Scalise won with 113 votes, after boasting that he would get 150 in the first round. He won a temporary reprieve when the caucus rejected a rule requiring 217 votes of support for the Speaker among Republicans before coming to the floor. But there are enough hard no votes to deny him the gavel many times over, and everybody knows it. The Speaker Steve Scalise era is as over as the Speaker Jim Jordan era. Kevin McCarthy is about two minutes from putting up posters throughout Capitol Hill that read “Miss Me Yet?” but that era is over, too.
The era of atomized self-aggrandizement is upon us. There is no advantage in the Republican Party for reaching consensus among themselves, let alone the opposition. Republican members of Congress are essentially influencers who dabble in policy on the side, and when faced with the choice they’re all too happy to give up the side hustle of policy in favor of the influencing.

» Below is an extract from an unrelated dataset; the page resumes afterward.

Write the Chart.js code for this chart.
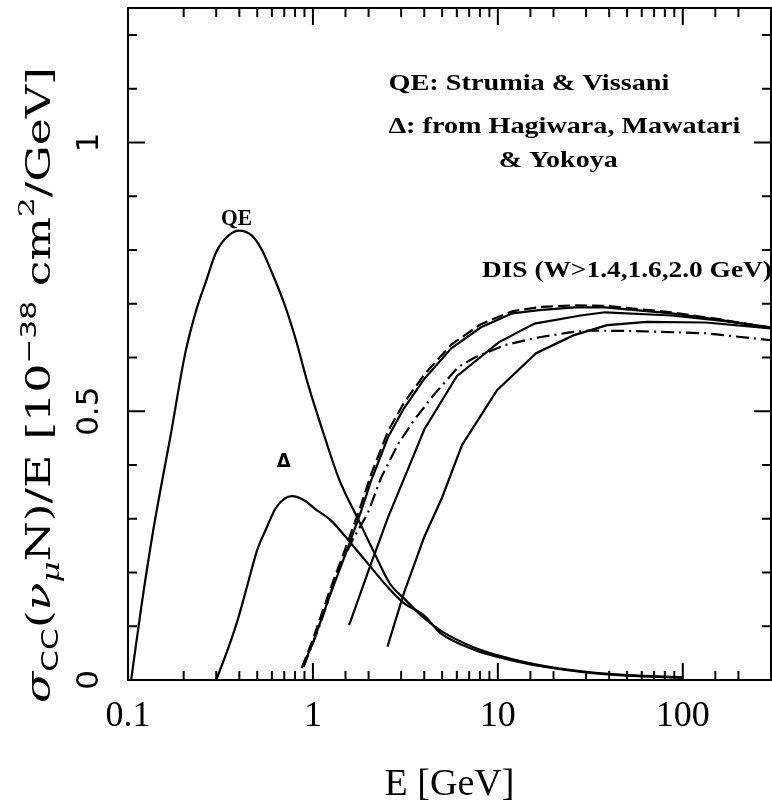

Some circles of the left have informed me to stand in muted praise of this small-d democratic effort to change the rules of the swamp, in contrast with the tendency for progressive Democrats to cede to their leadership. But what’s being fought for is about as fanciful as fighting for the right to wear ice cream as a hat. The hard-liners, rooted in anti-government principles, see the opportunity to grind the institution to a halt. The conflict is the intended goal, with nothing beyond it. That’s why this could really go on indefinitely.
Caught in the crossfire are the millions of federal workers who are increasingly likely to be sent home without pay after the government almost certainly shuts down on November 17. And they may be there a while. Any foreign aid the White House wants to bundle together is just wholly unlikely to move. Border security funding, which the hard-liners profess to want, won’t move either. Neither will the sundry programs that need reauthorization, like national flood insurance and the Federal Aviation Administration (good luck with those Thanksgiving plans).
It turns out the country needs a minimally competent legislature to keep these exceedingly normal engines of government moving, or some changes to government funding rules that account for political dysfunction and don’t take out that dysfunction on innocent bystanders. We are seeing a preview of a kind of post-governance state, a taste of anarchy. Unfortunately, we’ve lost much capacity for revulsion.